- The paper presents Balanced Softmax to correct the mismatch between training and test label distributions, significantly lowering generalization error bounds.
- It introduces a Meta Sampler that employs meta-learning to optimize class sampling rates, boosting performance on imbalanced datasets.
- Extensive experiments on datasets like ImageNet-LT and LVIS demonstrate that the method outperforms state-of-the-art approaches for long-tailed visual recognition.

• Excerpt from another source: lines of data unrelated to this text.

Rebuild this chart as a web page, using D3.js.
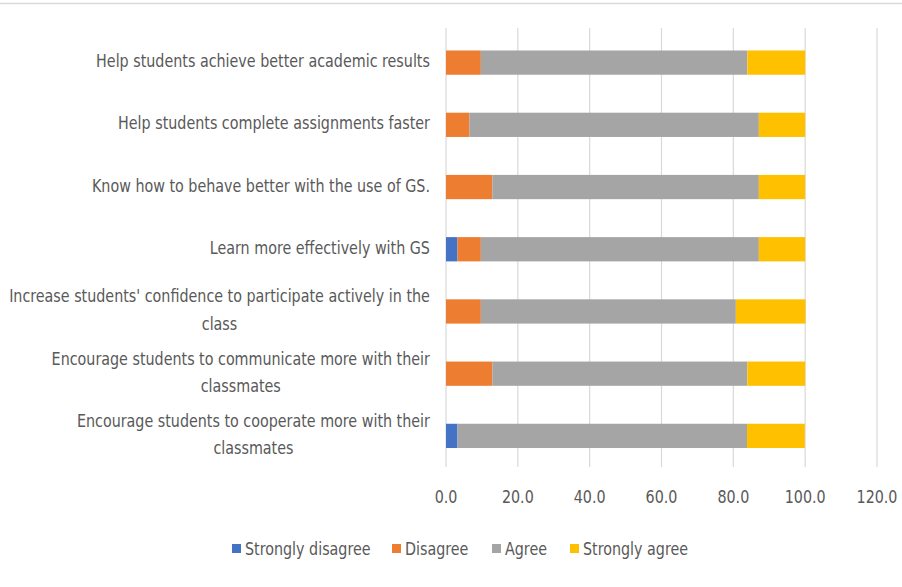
<!DOCTYPE html>
<html>
<head>
<meta charset="utf-8">
<script src="https://cdn.jsdelivr.net/npm/d3@7"></script>
<style>
  html, body { margin: 0; padding: 0; background: #fff; }
  svg { display: block; }
  text { font-family: "Liberation Sans Narrow", "DejaVu Sans Condensed", "Liberation Sans", sans-serif; fill: #595959; }
</style>
</head>
<body>
<svg id="chart" width="902" height="587"></svg>
<script>
const categories = [
  "Help students achieve better academic results",
  "Help students complete assignments faster",
  "Know how to behave better with the use of GS.",
  "Learn more effectively with GS",
  "Increase students' confidence to participate actively in the class",
  "Encourage students to communicate more with their classmates",
  "Encourage students to cooperate more with their classmates"
];
const seriesNames = ["Strongly disagree", "Disagree", "Agree", "Strongly agree"];
const seriesColors = ["#4472C4", "#ED7D31", "#A5A5A5", "#FFC000"];
const stronglyDisagree = [0, 0, 0, 3.2, 0, 0, 3.2];
const disagree = [9.7, 6.5, 12.9, 6.5, 9.7, 12.9, 0];
const agree = [74.2, 80.6, 74.2, 77.4, 71.0, 71.0, 80.6];
const stronglyAgree = [16.1, 12.9, 12.9, 12.9, 19.4, 16.1, 16.1];
const xTicks = [0, 20, 40, 60, 80, 100, 120];

const svg = d3.select("#chart");
const W = 902, H = 587;

// chart border top line
svg.append("line").attr("x1", 0).attr("x2", W).attr("y1", 3.5).attr("y2", 3.5)
  .attr("stroke", "#d9d9d9").attr("stroke-width", 1.5);

const x = d3.scaleLinear().domain([0, 120]).range([446, 877]);
const y = d3.scaleBand().domain(categories).range([31.5, 467]).paddingInner(0.61).paddingOuter(0.305);

const fontSize = 17;
// compute horizontal compression so texts match reference widths
const probe = svg.append("text").attr("font-size", fontSize).text(categories[0]);
const sx = 334 / probe.node().getComputedTextLength();
probe.remove();

function measure(str) {
  const t = svg.append("text").attr("font-size", fontSize).text(str);
  const w = t.node().getComputedTextLength() * sx;
  t.remove();
  return w;
}

// gridlines
svg.append("g").selectAll("line").data(xTicks).join("line")
  .attr("x1", d => x(d)).attr("x2", d => x(d))
  .attr("y1", 28).attr("y2", 467)
  .attr("stroke", "#d9d9d9").attr("stroke-width", 1.2);

// stacked data
const rows = categories.map((c, i) => ({
  cat: c,
  "Strongly disagree": stronglyDisagree[i],
  "Disagree": disagree[i],
  "Agree": agree[i],
  "Strongly agree": stronglyAgree[i]
}));
const stack = d3.stack().keys(seriesNames)(rows);

svg.append("g").selectAll("g").data(stack).join("g")
  .attr("fill", (d, i) => seriesColors[i])
  .selectAll("rect").data(d => d).join("rect")
  .attr("x", d => x(d[0]))
  .attr("width", d => Math.max(0, x(d[1]) - x(d[0])))
  .attr("y", d => y(d.data.cat))
  .attr("height", y.bandwidth());

// category labels (wrapped, centered block, right edge at 430)
const maxW = 425, rightEdge = 430, lineH = 27.5;
categories.forEach(c => {
  const words = c.split(" ");
  const lines = [];
  let cur = "";
  words.forEach(w => {
    const test = cur ? cur + " " + w : w;
    if (cur && measure(test) > maxW) { lines.push(cur); cur = w; }
    else cur = test;
  });
  if (cur) lines.push(cur);
  const widths = lines.map(measure);
  const blockW = Math.max(...widths);
  const cx = rightEdge - blockW / 2;
  const cy = y(c) + y.bandwidth() / 2;
  lines.forEach((ln, k) => {
    const ly = cy + (k - (lines.length - 1) / 2) * lineH + fontSize * 0.33 - 1;
    svg.append("text")
      .attr("font-size", fontSize)
      .attr("text-anchor", "middle")
      .attr("transform", `translate(${cx},${ly}) scale(${sx},1)`)
      .text(ln);
  });
});

// x tick labels
svg.append("g").selectAll("text").data(xTicks).join("text")
  .attr("font-size", fontSize)
  .attr("text-anchor", "middle")
  .attr("transform", d => `translate(${x(d)},${503}) scale(${sx},1)`)
  .text(d => d3.format(".1f")(d));

// legend
const legendX = [232, 392, 492, 570];
const lg = svg.append("g");
seriesNames.forEach((n, i) => {
  lg.append("rect").attr("x", legendX[i]).attr("y", 544).attr("width", 9).attr("height", 9)
    .attr("fill", seriesColors[i]);
  lg.append("text").attr("font-size", fontSize)
    .attr("transform", `translate(${legendX[i] + 13},${555}) scale(${sx},1)`)
    .text(n);
});
</script>
</body>
</html>
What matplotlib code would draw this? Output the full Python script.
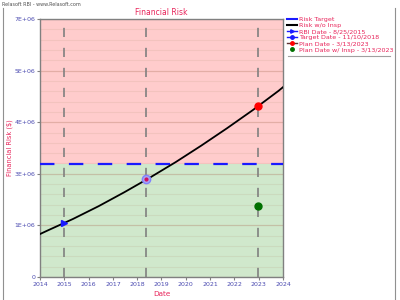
import matplotlib
matplotlib.use("Agg")
import matplotlib.pyplot as plt
import numpy as np
from matplotlib.lines import Line2D
from matplotlib.ticker import FixedLocator, MultipleLocator


def to_year(s):
    """'YYYY-MM-DD' -> decimal year"""
    y, m, d = (int(v) for v in s.split("-"))
    days = np.cumsum([0, 31, 28, 31, 30, 31, 30, 31, 31, 30, 31, 30])
    return y + (days[m - 1] + d - 1) / 365.0


# curve: risk without inspection
curve_dates = ["2014-09-20", "2015-01-01", "2016-01-01", "2017-01-01", "2018-01-01",
               "2019-01-01", "2020-01-01", "2021-01-01", "2022-01-01", "2023-01-01",
               "2024-01-01", "2024-03-07"]
curve_risk = [1.14e6, 1.23e6, 1.54e6, 1.88e6, 2.25e6, 2.64e6, 3.05e6, 3.49e6,
              3.95e6, 4.43e6, 4.94e6, 5.04e6]

risk_target = 3.0e6

rbi_date, rbi_risk = "2015-08-25", 1.43e6
target_date, target_risk = "2018-11-10", 2.59e6
plan_date, plan_risk = "2023-03-13", 4.55e6
plan_insp_risk = 1.89e6

legend_labels = ["Risk Target", "Risk w/o Insp", "RBI Date - 8/25/2015",
                 "Target Date - 11/10/2018", "Plan Date - 3/13/2023",
                 "Plan Date w/ Insp - 3/13/2023"]

X_MIN, X_MAX = to_year(curve_dates[0]), to_year(curve_dates[-1])
Y_MAX = 6.85e6
RED = "#e8245a"
TICK = "#4a4ab0"

fig = plt.figure(figsize=(4, 3), dpi=100)
ax = fig.add_axes([0.1, 0.0767, 0.6075, 0.86])

# zones
ax.axhspan(risk_target, Y_MAX, color="#ffcccc", zorder=0, lw=0)
ax.axhspan(0, risk_target, color="#d0e8cc", zorder=0, lw=0)

ax.set_xlim(X_MIN, X_MAX)
ax.set_ylim(0, Y_MAX)

yt = np.linspace(0, Y_MAX, 6)
ax.yaxis.set_major_locator(FixedLocator(yt))
ax.set_yticklabels(["0"] + ["%.0E" % v for v in yt[1:]])
ax.yaxis.set_minor_locator(MultipleLocator(Y_MAX / 25))
xt = np.linspace(X_MIN, X_MAX, 11)
ax.set_xticks(xt)
ax.set_xticklabels([str(int(np.floor(v))) for v in xt])

ax.grid(True, which="major", axis="y", color="#b07860", alpha=0.35, lw=0.9, zorder=1)
ax.grid(True, which="minor", axis="y", color="#b09070", alpha=0.15, lw=0.8, zorder=1)
ax.set_axisbelow(True)

ax.tick_params(axis="both", which="major", labelsize=4.5, labelcolor=TICK,
               length=2, color="#808080", pad=1.5)
ax.tick_params(axis="y", which="minor", length=0)
for sp in ax.spines.values():
    sp.set_color("#808080")
    sp.set_linewidth(1.0)

# event date lines
for d in [rbi_date, target_date, plan_date]:
    ax.axvline(to_year(d), color="#808080", lw=1.2, dashes=(5.5, 6.5), zorder=2)

ax.axhline(risk_target, color="#1a1aff", lw=1.6, dashes=(6.5, 6.5), zorder=3)
ax.plot([to_year(d) for d in curve_dates], curve_risk, color="black", lw=1.3, zorder=4)

ax.plot(to_year(rbi_date), rbi_risk, marker=">", ms=5, color="#1a1aff", ls="none", zorder=5)
ax.plot(to_year(target_date), target_risk, marker="o", ms=6, mfc="#a8a8f0",
        mec="#8080ff", ls="none", zorder=5)
ax.plot(to_year(target_date), target_risk, marker="o", ms=2, color="#d01060",
        ls="none", zorder=6)
ax.plot(to_year(plan_date), plan_risk, marker="o", ms=5, color="#ff0000", ls="none", zorder=5)
ax.plot(to_year(plan_date), plan_insp_risk, marker="o", ms=5, color="#007000",
        ls="none", zorder=5)

ax.set_title("Financial Risk", color=RED, fontsize=5.5, pad=3)
ax.set_xlabel("Date", color=RED, fontsize=5.2)
ax.set_ylabel("Financial Risk ($)", color=RED, fontsize=4.8)
ax.xaxis.set_label_coords(0.5, -0.055, transform=ax.transAxes)
ax.xaxis.label.set_va("top")
ax.yaxis.set_label_coords(-0.125, 0.5, transform=ax.transAxes)
ax.yaxis.label.set_va("center")

handles = [
    Line2D([], [], color="#1a1aff", lw=1.5),
    Line2D([], [], color="black", lw=1.5),
    Line2D([], [], color="#1a1aff", lw=1, marker=">", ms=2.5),
    Line2D([], [], color="#1a1aff", lw=1, marker="o", ms=2.5),
    Line2D([], [], color="#603030", lw=1, marker="o", ms=2.5, mfc="#ff0000", mec="#ff0000"),
    Line2D([], [], color="#007000", lw=0, marker="o", ms=2.5),
]
fig.legend(handles, legend_labels, loc="upper left", bbox_to_anchor=(0.71, 0.955),
           frameon=False, fontsize=4.6, labelcolor=RED, handlelength=1.6,
           handletextpad=0.3, labelspacing=0.1, borderpad=0)

# frame and separator lines
fig.add_artist(Line2D([0.72, 0.975], [0.815, 0.815], color="#a0a0a0", lw=0.8))
fig.add_artist(Line2D([0.007, 0.007], [0, 0.975], color="#909090", lw=0.8))
fig.add_artist(Line2D([0.988, 0.988], [0, 0.975], color="#909090", lw=0.8))
fig.text(0.005, 0.995, "Relasoft RBI - www.Relasoft.com", fontsize=3.5,
         color="#505050", va="top", ha="left")

fig.savefig("out.png", dpi=100)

The research presented in "Balanced Meta-Softmax for Long-Tailed Visual Recognition" addresses the challenges of training deep classifiers on long-tailed datasets, which are common in real-world scenarios. The paper explores the inherent bias in the traditional Softmax function when applied to imbalanced data and introduces Balanced Softmax as a corrective mechanism. Furthermore, the study incorporates a meta-learning strategy, termed Meta Sampler, to enhance the performance of the Balanced Softmax in highly imbalanced settings.
Key Contributions
- Balanced Softmax: The authors present a novel function that addresses the discrepancy between training and test time label distributions. The Balanced Softmax is derived from a probabilistic perspective and is shown to minimize generalization error bounds. This new function significantly improves visual recognition accuracy on datasets with moderate imbalance by explicitly modeling the shifted label distribution encountered during testing.
- Meta Sampler: In order to improve the learning process under extreme imbalance ratios, the study introduces a Meta Sampler. This component uses a meta-learning approach to optimize the class sample rates during training, leading to superior model performance on heavily imbalanced datasets.
- Theoretical Insights: The paper provides a comprehensive theoretical analysis that ties the Balanced Softmax with a minimization of generalization error bounds, emphasizing its suitability for long-tailed visual recognition tasks.
- Empirical Evaluation: The effectiveness of the proposed approach is demonstrated through extensive experiments across datasets such as CIFAR-10-LT, CIFAR-100-LT, ImageNet-LT, Places-LT, and LVIS. In all cases, Balanced Meta-Softmax outperforms state-of-the-art methods, particularly on datasets with high imbalance factors, like LVIS.
Theoretical and Practical Implications
The research holds significant theoretical implications by advancing the understanding of bias in Softmax functions under imbalanced conditions and offering a solution that aligns with theoretical bounds for generalization error. Practically, the implementation of the Balanced Meta-Softmax framework suggests improved performance in machine learning models deployed in environments facing class imbalance, such as autonomous vehicles or surveillance systems.
Future Directions
Future research could expand beyond visual recognition to explore long-tailed learning in other domains, such as natural language processing or recommendation systems. There is also potential to refine the Meta Sampler to reduce computational overhead or to apply the framework to broader tasks like machine translation, ensuring robustness and computational efficiency remain focal points.
In summary, Balanced Meta-Softmax presents a robust solution to long-tailed recognition challenges, merging theoretical rigor with practical effectiveness and paving the way for further advancements in handling imbalanced datasets across diverse applications.